*Do this*
Quote every line below exactly and skip any picture.

────────────────

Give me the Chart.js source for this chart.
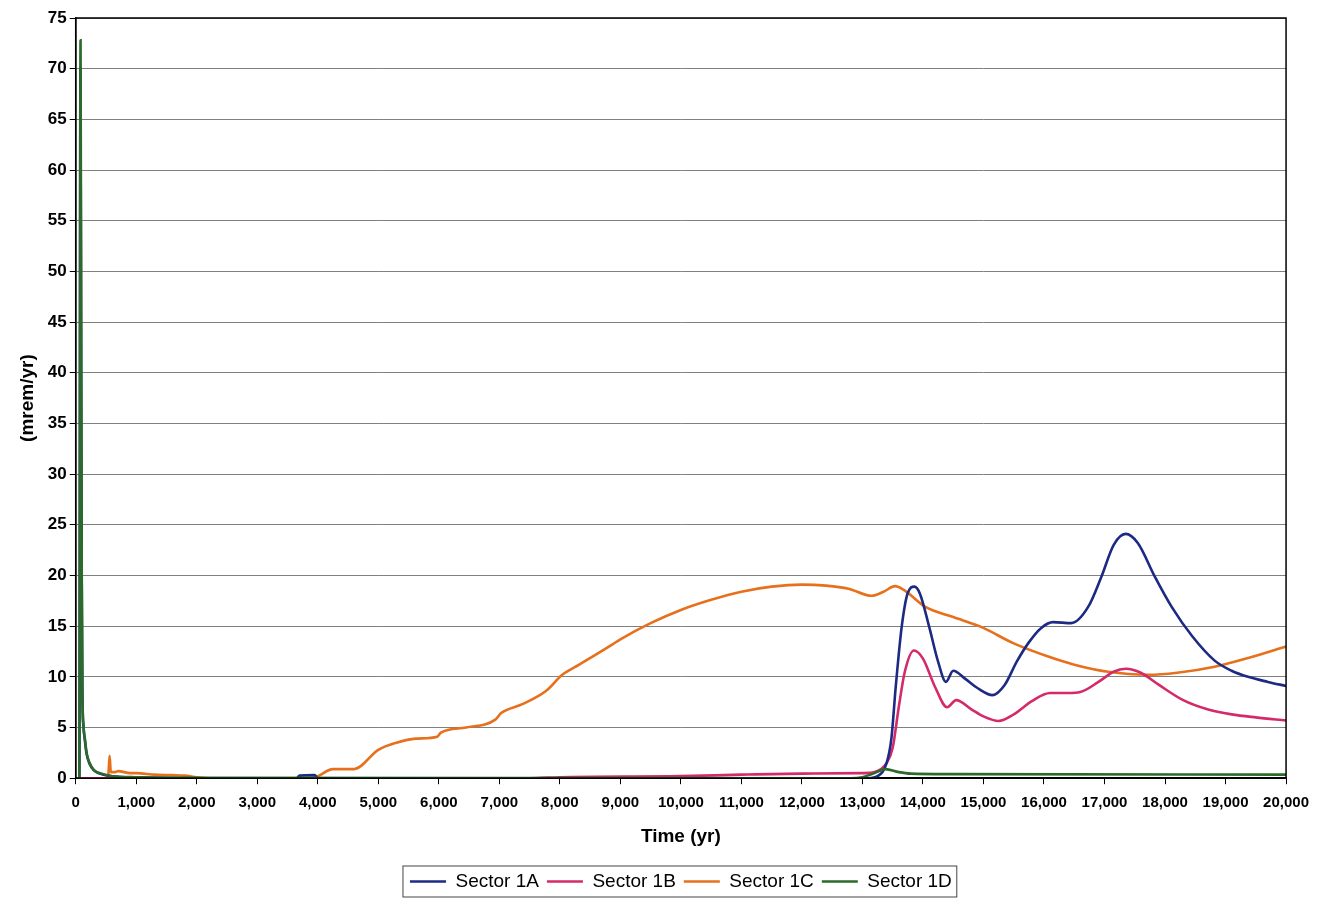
<!DOCTYPE html>
<html>
<head>
<meta charset="utf-8">
<script src="https://cdn.jsdelivr.net/npm/chart.js@4.4.1/dist/chart.umd.min.js"></script>
<style>
  html, body { margin: 0; padding: 0; background: #fff; }
  #wrap { width: 1319px; height: 898px; position: relative; }
</style>
</head>
<body>
<div id="wrap"><canvas id="graphique" width="1319" height="898"></canvas></div>
<script>
// dose rate per sector (mrem/yr) against time (yr)
var timeA = [0, 60, 78, 90, 100, 110, 130, 150, 180, 230, 300, 400, 600, 1000, 2000, 3650, 3700, 3950, 4000, 13100, 13250, 13400, 13480, 13550, 13650, 13750, 13860, 13950, 14100, 14250, 14380, 14500, 14700, 14900, 15150, 15350, 15550, 15750, 15950, 16150, 16450, 16730, 16950, 17150, 17350, 17550, 17830, 18110, 18450, 18820, 19100, 19370, 19700, 20000]
var doseA = [0, 0, 70, 40, 19, 8.5, 5, 3.8, 2.4, 1.4, 0.8, 0.45, 0.2, 0.08, 0, 0, 0.25, 0.3, 0, 0, 0.2, 1.5, 4, 9, 15, 18.3, 18.9, 18.2, 15, 11.5, 9.5, 10.6, 9.8, 8.9, 8.2, 9.2, 11.5, 13.4, 14.8, 15.4, 15.3, 16.9, 19.9, 23, 24.1, 23.2, 19.9, 16.9, 14.0, 11.6, 10.6, 10.0, 9.5, 9.1]

var timeB = [0, 7500, 8000, 10000, 11000, 12000, 13000, 13200, 13400, 13500, 13600, 13700, 13850, 14000, 14200, 14400, 14550, 14800, 15000, 15250, 15500, 15800, 16100, 16400, 16600, 16900, 17150, 17350, 17600, 17900, 18300, 18700, 19100, 19500, 20000]
var doseB = [0, 0, 0.1, 0.2, 0.35, 0.45, 0.5, 0.6, 1.5, 3, 7, 10.5, 12.6, 11.8, 9, 7.0, 7.7, 6.8, 6.1, 5.65, 6.3, 7.6, 8.4, 8.4, 8.5, 9.5, 10.5, 10.8, 10.4, 9.2, 7.7, 6.8, 6.3, 6.0, 5.7]

var timeC = [0, 500, 540, 560, 580, 650, 700, 900, 1000, 1300, 1600, 1800, 2000, 2200, 3900, 4000, 4250, 4600, 5000, 5300, 5620, 5975, 6035, 6450, 6940, 7025, 7380, 7770, 8040, 8320, 8870, 9000, 9500, 10000, 10500, 11000, 11500, 12000, 12400, 12770, 13150, 13350, 13540, 13700, 14040, 14500, 14970, 15500, 16070, 16500, 17060, 17720, 18200, 18820, 19400, 20000]
var doseC = [0, 0, 0.4, 2.2, 0.6, 0.6, 0.7, 0.5, 0.5, 0.35, 0.3, 0.25, 0.1, 0, 0, 0.2, 0.9, 0.9, 2.8, 3.5, 3.9, 4.1, 4.5, 5.0, 5.8, 6.4, 7.3, 8.6, 10.2, 11.2, 13.2, 13.7, 15.3, 16.6, 17.6, 18.4, 18.9, 19.1, 19.0, 18.7, 18.0, 18.4, 18.95, 18.5, 16.9, 15.9, 14.9, 13.3, 12.0, 11.2, 10.5, 10.2, 10.4, 11.0, 11.9, 13.0]

var timeD = [0, 60, 80, 92, 100, 110, 130, 150, 180, 230, 300, 400, 600, 1000, 2000, 12800, 13000, 13200, 13380, 13600, 13800, 14500, 20000]
var doseD = [0, 0, 72.8, 40, 20, 9, 5, 4, 2.5, 1.5, 0.8, 0.5, 0.2, 0.1, 0.05, 0, 0.1, 0.5, 0.9, 0.6, 0.45, 0.4, 0.35]

var seriesNames = ['Sector 1A', 'Sector 1B', 'Sector 1C', 'Sector 1D']
var seriesColors = ['#1c2a84', '#d42a6a', '#e6701c', '#2b6a2a']

var yTicks = { min: 0, max: 75, step: 5 }
var xTicks = { min: 0, max: 20000, step: 1000 }

function points(t, v) {
    return t.map(function (x, i) { return { x: x, y: v[i] } })
}

var allTimes = [timeA, timeB, timeC, timeD]
var allDoses = [doseA, doseB, doseC, doseD]
// green on top, then blue
var drawOrder = [2, 3, 4, 1]

var datasets = seriesNames.map(function (name, i) {
    return {
        label: name,
        data: points(allTimes[i], allDoses[i]),
        borderColor: seriesColors[i],
        backgroundColor: seriesColors[i],
        borderWidth: 2.6,
        pointRadius: 0,
        pointStyle: 'line',
        cubicInterpolationMode: 'monotone',
        order: drawOrder[i]
    }
})

// center the legend under the plot and nudge it down a little
var legendShift = {
    id: 'legendShift',
    afterUpdate: function (chart) {
        var L = chart.legend, a = chart.chartArea
        var dx = (a.left + a.right) / 2 - (L.left + L.right) / 2
        var dy = 3
        L.left += dx
        L.right += dx
        L.top += dy
        L.bottom += dy
        L.legendHitBoxes.forEach(function (b) {
            b.left += dx
            b.top += dy
        })
    }
}

// frame round the plot area and round the legend
var framePlugin = {
    id: 'frames',
    afterDraw: function (chart) {
        var c = chart.ctx, a = chart.chartArea
        c.save()
        c.strokeStyle = '#000'
        c.lineWidth = 1.5
        c.strokeRect(a.left, a.top, a.right - a.left, a.bottom - a.top)
        var boxes = chart.legend.legendHitBoxes
        if (boxes && boxes.length) {
            var l = Math.min.apply(null, boxes.map(function (b) { return b.left }))
            var r = Math.max.apply(null, boxes.map(function (b) { return b.left + b.width }))
            var t = boxes[0].top, h = boxes[0].height
            c.lineWidth = 1
            c.strokeStyle = '#444'
            c.strokeRect(l - 7, t - 6, r - l + 12, h + 12)
        }
        c.restore()
    }
}

var font = 'Liberation Sans, Arial'
var ctx = document.getElementById('graphique')
var lineChart = new Chart(ctx, {
    type: 'line',
    data: { datasets: datasets },
    plugins: [legendShift, framePlugin],
    options: {
        responsive: false,
        animation: false,
        layout: { padding: { top: 18, right: 29, left: 16, bottom: 0 } },
        plugins: {
            tooltip: { enabled: false },
            legend: {
                position: 'bottom',
                labels: {
                    usePointStyle: true,
                    pointStyleWidth: 36,
                    padding: 8,
                    color: '#000',
                    font: { family: font, size: 19 },
                    sort: function (a, b) { return a.datasetIndex - b.datasetIndex }
                }
            }
        },
        scales: {
            x: {
                type: 'linear',
                min: xTicks.min,
                max: xTicks.max,
                ticks: {
                    stepSize: xTicks.step,
                    maxRotation: 0,
                    autoSkip: false,
                    padding: 10,
                    color: '#000',
                    font: { family: font, size: 15, weight: 'bold' },
                    callback: function (v) { return v.toLocaleString('en-US') }
                },
                grid: { drawOnChartArea: false, drawTicks: true, tickLength: 6, color: '#000' },
                border: { color: '#000', width: 1.5 },
                title: {
                    display: true,
                    text: 'Time (yr)',
                    color: '#000',
                    font: { family: font, size: 19, weight: 'bold' },
                    padding: { top: 3, bottom: 13 }
                }
            },
            y: {
                min: yTicks.min,
                max: yTicks.max,
                ticks: {
                    stepSize: yTicks.step,
                    color: '#000',
                    font: { family: font, size: 17, weight: 'bold' }
                },
                grid: { color: '#808080', lineWidth: 1, tickLength: 6, tickColor: '#000' },
                border: { color: '#000', width: 1.5 },
                title: {
                    display: true,
                    text: '(mrem/yr)',
                    color: '#000',
                    font: { family: font, size: 19, weight: 'bold' },
                    padding: { top: 0, bottom: 6 }
                }
            }
        }
    }
})
</script>
</body>
</html>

────────────────

*Response to this exercise*
Give me the Chart.js source for this chart.
<!DOCTYPE html>
<html>
<head>
<meta charset="utf-8">
<script src="https://cdn.jsdelivr.net/npm/chart.js@4.4.1/dist/chart.umd.min.js"></script>
<style>
  html, body { margin: 0; padding: 0; background: #fff; }
  #wrap { width: 1319px; height: 898px; position: relative; }
</style>
</head>
<body>
<div id="wrap"><canvas id="graphique" width="1319" height="898"></canvas></div>
<script>
// dose rate per sector (mrem/yr) against time (yr)
var timeA = [0, 60, 78, 90, 100, 110, 130, 150, 180, 230, 300, 400, 600, 1000, 2000, 3650, 3700, 3950, 4000, 13100, 13250, 13400, 13480, 13550, 13650, 13750, 13860, 13950, 14100, 14250, 14380, 14500, 14700, 14900, 15150, 15350, 15550, 15750, 15950, 16150, 16450, 16730, 16950, 17150, 17350, 17550, 17830, 18110, 18450, 18820, 19100, 19370, 19700, 20000]
var doseA = [0, 0, 70, 40, 19, 8.5, 5, 3.8, 2.4, 1.4, 0.8, 0.45, 0.2, 0.08, 0, 0, 0.25, 0.3, 0, 0, 0.2, 1.5, 4, 9, 15, 18.3, 18.9, 18.2, 15, 11.5, 9.5, 10.6, 9.8, 8.9, 8.2, 9.2, 11.5, 13.4, 14.8, 15.4, 15.3, 16.9, 19.9, 23, 24.1, 23.2, 19.9, 16.9, 14.0, 11.6, 10.6, 10.0, 9.5, 9.1]

var timeB = [0, 7500, 8000, 10000, 11000, 12000, 13000, 13200, 13400, 13500, 13600, 13700, 13850, 14000, 14200, 14400, 14550, 14800, 15000, 15250, 15500, 15800, 16100, 16400, 16600, 16900, 17150, 17350, 17600, 17900, 18300, 18700, 19100, 19500, 20000]
var doseB = [0, 0, 0.1, 0.2, 0.35, 0.45, 0.5, 0.6, 1.5, 3, 7, 10.5, 12.6, 11.8, 9, 7.0, 7.7, 6.8, 6.1, 5.65, 6.3, 7.6, 8.4, 8.4, 8.5, 9.5, 10.5, 10.8, 10.4, 9.2, 7.7, 6.8, 6.3, 6.0, 5.7]

var timeC = [0, 500, 540, 560, 580, 650, 700, 900, 1000, 1300, 1600, 1800, 2000, 2200, 3900, 4000, 4250, 4600, 5000, 5300, 5620, 5975, 6035, 6450, 6940, 7025, 7380, 7770, 8040, 8320, 8870, 9000, 9500, 10000, 10500, 11000, 11500, 12000, 12400, 12770, 13150, 13350, 13540, 13700, 14040, 14500, 14970, 15500, 16070, 16500, 17060, 17720, 18200, 18820, 19400, 20000]
var doseC = [0, 0, 0.4, 2.2, 0.6, 0.6, 0.7, 0.5, 0.5, 0.35, 0.3, 0.25, 0.1, 0, 0, 0.2, 0.9, 0.9, 2.8, 3.5, 3.9, 4.1, 4.5, 5.0, 5.8, 6.4, 7.3, 8.6, 10.2, 11.2, 13.2, 13.7, 15.3, 16.6, 17.6, 18.4, 18.9, 19.1, 19.0, 18.7, 18.0, 18.4, 18.95, 18.5, 16.9, 15.9, 14.9, 13.3, 12.0, 11.2, 10.5, 10.2, 10.4, 11.0, 11.9, 13.0]

var timeD = [0, 60, 80, 92, 100, 110, 130, 150, 180, 230, 300, 400, 600, 1000, 2000, 12800, 13000, 13200, 13380, 13600, 13800, 14500, 20000]
var doseD = [0, 0, 72.8, 40, 20, 9, 5, 4, 2.5, 1.5, 0.8, 0.5, 0.2, 0.1, 0.05, 0, 0.1, 0.5, 0.9, 0.6, 0.45, 0.4, 0.35]

var seriesNames = ['Sector 1A', 'Sector 1B', 'Sector 1C', 'Sector 1D']
var seriesColors = ['#1c2a84', '#d42a6a', '#e6701c', '#2b6a2a']

var yTicks = { min: 0, max: 75, step: 5 }
var xTicks = { min: 0, max: 20000, step: 1000 }

function points(t, v) {
    return t.map(function (x, i) { return { x: x, y: v[i] } })
}

var allTimes = [timeA, timeB, timeC, timeD]
var allDoses = [doseA, doseB, doseC, doseD]
// green on top, then blue
var drawOrder = [2, 3, 4, 1]

var datasets = seriesNames.map(function (name, i) {
    return {
        label: name,
        data: points(allTimes[i], allDoses[i]),
        borderColor: seriesColors[i],
        backgroundColor: seriesColors[i],
        borderWidth: 2.6,
        pointRadius: 0,
        pointStyle: 'line',
        cubicInterpolationMode: 'monotone',
        order: drawOrder[i]
    }
})

// center the legend under the plot and nudge it down a little
var legendShift = {
    id: 'legendShift',
    afterUpdate: function (chart) {
        var L = chart.legend, a = chart.chartArea
        var dx = (a.left + a.right) / 2 - (L.left + L.right) / 2
        var dy = 3
        L.left += dx
        L.right += dx
        L.top += dy
        L.bottom += dy
        L.legendHitBoxes.forEach(function (b) {
            b.left += dx
            b.top += dy
        })
    }
}

// frame round the plot area and round the legend
var framePlugin = {
    id: 'frames',
    afterDraw: function (chart) {
        var c = chart.ctx, a = chart.chartArea
        c.save()
        c.strokeStyle = '#000'
        c.lineWidth = 1.5
        c.strokeRect(a.left, a.top, a.right - a.left, a.bottom - a.top)
        var boxes = chart.legend.legendHitBoxes
        if (boxes && boxes.length) {
            var l = Math.min.apply(null, boxes.map(function (b) { return b.left }))
            var r = Math.max.apply(null, boxes.map(function (b) { return b.left + b.width }))
            var t = boxes[0].top, h = boxes[0].height
            c.lineWidth = 1
            c.strokeStyle = '#444'
            c.strokeRect(l - 7, t - 6, r - l + 12, h + 12)
        }
        c.restore()
    }
}

var font = 'Liberation Sans, Arial'
var ctx = document.getElementById('graphique')
var lineChart = new Chart(ctx, {
    type: 'line',
    data: { datasets: datasets },
    plugins: [legendShift, framePlugin],
    options: {
        responsive: false,
        animation: false,
        layout: { padding: { top: 18, right: 29, left: 16, bottom: 0 } },
        plugins: {
            tooltip: { enabled: false },
            legend: {
                position: 'bottom',
                labels: {
                    usePointStyle: true,
                    pointStyleWidth: 36,
                    padding: 8,
                    color: '#000',
                    font: { family: font, size: 19 },
                    sort: function (a, b) { return a.datasetIndex - b.datasetIndex }
                }
            }
        },
        scales: {
            x: {
                type: 'linear',
                min: xTicks.min,
                max: xTicks.max,
                ticks: {
                    stepSize: xTicks.step,
                    maxRotation: 0,
                    autoSkip: false,
                    padding: 10,
                    color: '#000',
                    font: { family: font, size: 15, weight: 'bold' },
                    callback: function (v) { return v.toLocaleString('en-US') }
                },
                grid: { drawOnChartArea: false, drawTicks: true, tickLength: 6, color: '#000' },
                border: { color: '#000', width: 1.5 },
                title: {
                    display: true,
                    text: 'Time (yr)',
                    color: '#000',
                    font: { family: font, size: 19, weight: 'bold' },
                    padding: { top: 3, bottom: 13 }
                }
            },
            y: {
                min: yTicks.min,
                max: yTicks.max,
                ticks: {
                    stepSize: yTicks.step,
                    color: '#000',
                    font: { family: font, size: 17, weight: 'bold' }
                },
                grid: { color: '#808080', lineWidth: 1, tickLength: 6, tickColor: '#000' },
                border: { color: '#000', width: 1.5 },
                title: {
                    display: true,
                    text: '(mrem/yr)',
                    color: '#000',
                    font: { family: font, size: 19, weight: 'bold' },
                    padding: { top: 0, bottom: 6 }
                }
            }
        }
    }
})
</script>
</body>
</html>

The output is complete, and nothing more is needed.